Supplied material:
■ ■ ■ ■ ■ ■ ■

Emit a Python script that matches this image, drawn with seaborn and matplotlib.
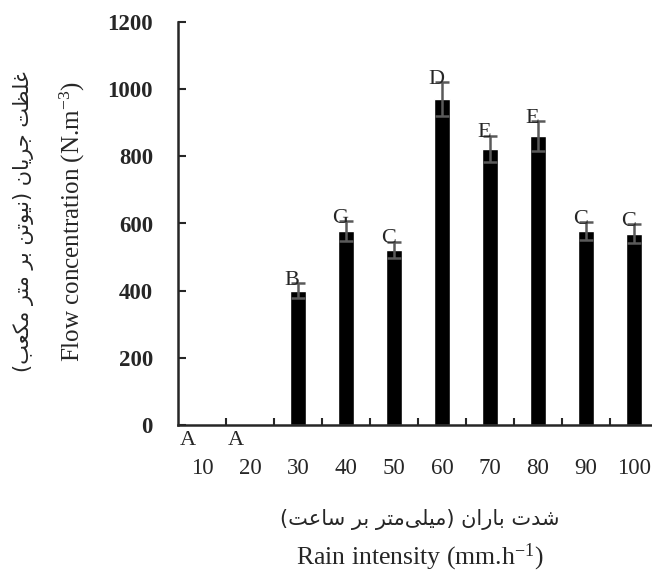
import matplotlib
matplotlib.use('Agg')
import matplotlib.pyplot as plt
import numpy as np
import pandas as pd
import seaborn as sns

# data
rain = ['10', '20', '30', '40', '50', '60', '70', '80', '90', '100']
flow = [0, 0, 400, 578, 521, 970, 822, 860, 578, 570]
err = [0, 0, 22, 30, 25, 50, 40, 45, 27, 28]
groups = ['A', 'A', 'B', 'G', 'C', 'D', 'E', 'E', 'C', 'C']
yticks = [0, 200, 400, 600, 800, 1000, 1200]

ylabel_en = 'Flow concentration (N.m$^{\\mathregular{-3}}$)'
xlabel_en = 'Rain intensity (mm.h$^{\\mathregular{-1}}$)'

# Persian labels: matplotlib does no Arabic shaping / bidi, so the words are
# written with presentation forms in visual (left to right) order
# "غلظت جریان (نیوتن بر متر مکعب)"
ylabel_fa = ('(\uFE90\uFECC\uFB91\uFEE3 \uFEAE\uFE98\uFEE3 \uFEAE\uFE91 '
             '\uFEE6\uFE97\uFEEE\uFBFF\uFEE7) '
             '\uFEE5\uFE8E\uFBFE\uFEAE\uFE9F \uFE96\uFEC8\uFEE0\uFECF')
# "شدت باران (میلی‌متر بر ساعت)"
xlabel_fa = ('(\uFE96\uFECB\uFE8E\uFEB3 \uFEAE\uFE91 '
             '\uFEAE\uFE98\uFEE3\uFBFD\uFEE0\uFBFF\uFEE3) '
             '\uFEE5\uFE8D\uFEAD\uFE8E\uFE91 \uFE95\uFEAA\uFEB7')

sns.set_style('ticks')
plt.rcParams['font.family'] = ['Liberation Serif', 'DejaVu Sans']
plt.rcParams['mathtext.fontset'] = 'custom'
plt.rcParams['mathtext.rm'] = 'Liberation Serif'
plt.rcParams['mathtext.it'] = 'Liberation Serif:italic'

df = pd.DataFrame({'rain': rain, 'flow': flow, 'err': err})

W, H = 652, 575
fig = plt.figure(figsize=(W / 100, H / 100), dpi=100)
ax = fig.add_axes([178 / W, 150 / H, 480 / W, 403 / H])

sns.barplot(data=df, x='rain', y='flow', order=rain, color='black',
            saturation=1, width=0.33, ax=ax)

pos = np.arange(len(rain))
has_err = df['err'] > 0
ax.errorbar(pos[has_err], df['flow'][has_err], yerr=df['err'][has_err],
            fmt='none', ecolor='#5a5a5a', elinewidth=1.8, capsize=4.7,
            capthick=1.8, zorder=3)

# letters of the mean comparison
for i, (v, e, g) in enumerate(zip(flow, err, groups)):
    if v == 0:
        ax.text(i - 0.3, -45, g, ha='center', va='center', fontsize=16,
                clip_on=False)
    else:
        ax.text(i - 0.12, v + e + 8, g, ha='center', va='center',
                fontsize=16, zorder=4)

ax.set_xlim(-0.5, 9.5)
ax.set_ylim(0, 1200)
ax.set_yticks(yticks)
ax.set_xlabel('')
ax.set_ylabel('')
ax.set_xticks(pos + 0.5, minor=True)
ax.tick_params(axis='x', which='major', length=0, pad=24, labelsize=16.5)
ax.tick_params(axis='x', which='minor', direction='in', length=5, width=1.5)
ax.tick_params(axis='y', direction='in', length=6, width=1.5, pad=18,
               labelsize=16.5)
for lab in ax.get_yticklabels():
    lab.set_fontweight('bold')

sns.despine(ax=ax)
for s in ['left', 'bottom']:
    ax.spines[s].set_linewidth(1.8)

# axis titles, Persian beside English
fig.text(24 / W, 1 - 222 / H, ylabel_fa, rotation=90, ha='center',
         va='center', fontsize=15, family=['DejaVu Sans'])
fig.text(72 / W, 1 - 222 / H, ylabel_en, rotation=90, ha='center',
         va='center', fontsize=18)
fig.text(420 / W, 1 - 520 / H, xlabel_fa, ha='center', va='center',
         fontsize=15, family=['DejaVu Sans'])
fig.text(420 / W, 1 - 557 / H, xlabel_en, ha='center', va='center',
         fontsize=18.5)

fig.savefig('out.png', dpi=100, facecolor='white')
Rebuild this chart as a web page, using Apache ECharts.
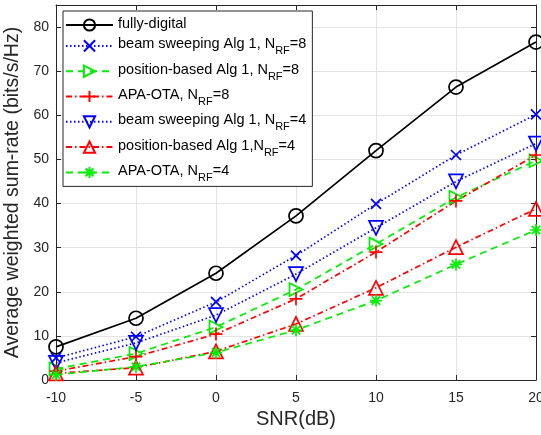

■ ■ ■ ■ ■ ■ ■

What you should do:
In your copy of the records, include no pictures; repeat everything else exactly.

Exercise output:
Emit a Python script that matches this image, drawn with seaborn and matplotlib.
import matplotlib
matplotlib.use('Agg')
import matplotlib.pyplot as plt
import numpy as np
import pandas as pd
import seaborn as sns

# data
rain = ['10', '20', '30', '40', '50', '60', '70', '80', '90', '100']
flow = [0, 0, 400, 578, 521, 970, 822, 860, 578, 570]
err = [0, 0, 22, 30, 25, 50, 40, 45, 27, 28]
groups = ['A', 'A', 'B', 'G', 'C', 'D', 'E', 'E', 'C', 'C']
yticks = [0, 200, 400, 600, 800, 1000, 1200]

ylabel_en = 'Flow concentration (N.m$^{\\mathregular{-3}}$)'
xlabel_en = 'Rain intensity (mm.h$^{\\mathregular{-1}}$)'

# Persian labels: matplotlib does no Arabic shaping / bidi, so the words are
# written with presentation forms in visual (left to right) order
# "غلظت جریان (نیوتن بر متر مکعب)"
ylabel_fa = ('(\uFE90\uFECC\uFB91\uFEE3 \uFEAE\uFE98\uFEE3 \uFEAE\uFE91 '
             '\uFEE6\uFE97\uFEEE\uFBFF\uFEE7) '
             '\uFEE5\uFE8E\uFBFE\uFEAE\uFE9F \uFE96\uFEC8\uFEE0\uFECF')
# "شدت باران (میلی‌متر بر ساعت)"
xlabel_fa = ('(\uFE96\uFECB\uFE8E\uFEB3 \uFEAE\uFE91 '
             '\uFEAE\uFE98\uFEE3\uFBFD\uFEE0\uFBFF\uFEE3) '
             '\uFEE5\uFE8D\uFEAD\uFE8E\uFE91 \uFE95\uFEAA\uFEB7')

sns.set_style('ticks')
plt.rcParams['font.family'] = ['Liberation Serif', 'DejaVu Sans']
plt.rcParams['mathtext.fontset'] = 'custom'
plt.rcParams['mathtext.rm'] = 'Liberation Serif'
plt.rcParams['mathtext.it'] = 'Liberation Serif:italic'

df = pd.DataFrame({'rain': rain, 'flow': flow, 'err': err})

W, H = 652, 575
fig = plt.figure(figsize=(W / 100, H / 100), dpi=100)
ax = fig.add_axes([178 / W, 150 / H, 480 / W, 403 / H])

sns.barplot(data=df, x='rain', y='flow', order=rain, color='black',
            saturation=1, width=0.33, ax=ax)

pos = np.arange(len(rain))
has_err = df['err'] > 0
ax.errorbar(pos[has_err], df['flow'][has_err], yerr=df['err'][has_err],
            fmt='none', ecolor='#5a5a5a', elinewidth=1.8, capsize=4.7,
            capthick=1.8, zorder=3)

# letters of the mean comparison
for i, (v, e, g) in enumerate(zip(flow, err, groups)):
    if v == 0:
        ax.text(i - 0.3, -45, g, ha='center', va='center', fontsize=16,
                clip_on=False)
    else:
        ax.text(i - 0.12, v + e + 8, g, ha='center', va='center',
                fontsize=16, zorder=4)

ax.set_xlim(-0.5, 9.5)
ax.set_ylim(0, 1200)
ax.set_yticks(yticks)
ax.set_xlabel('')
ax.set_ylabel('')
ax.set_xticks(pos + 0.5, minor=True)
ax.tick_params(axis='x', which='major', length=0, pad=24, labelsize=16.5)
ax.tick_params(axis='x', which='minor', direction='in', length=5, width=1.5)
ax.tick_params(axis='y', direction='in', length=6, width=1.5, pad=18,
               labelsize=16.5)
for lab in ax.get_yticklabels():
    lab.set_fontweight('bold')

sns.despine(ax=ax)
for s in ['left', 'bottom']:
    ax.spines[s].set_linewidth(1.8)

# axis titles, Persian beside English
fig.text(24 / W, 1 - 222 / H, ylabel_fa, rotation=90, ha='center',
         va='center', fontsize=15, family=['DejaVu Sans'])
fig.text(72 / W, 1 - 222 / H, ylabel_en, rotation=90, ha='center',
         va='center', fontsize=18)
fig.text(420 / W, 1 - 520 / H, xlabel_fa, ha='center', va='center',
         fontsize=15, family=['DejaVu Sans'])
fig.text(420 / W, 1 - 557 / H, xlabel_en, ha='center', va='center',
         fontsize=18.5)

fig.savefig('out.png', dpi=100, facecolor='white')
Rebuild this chart as a web page, using Apache ECharts.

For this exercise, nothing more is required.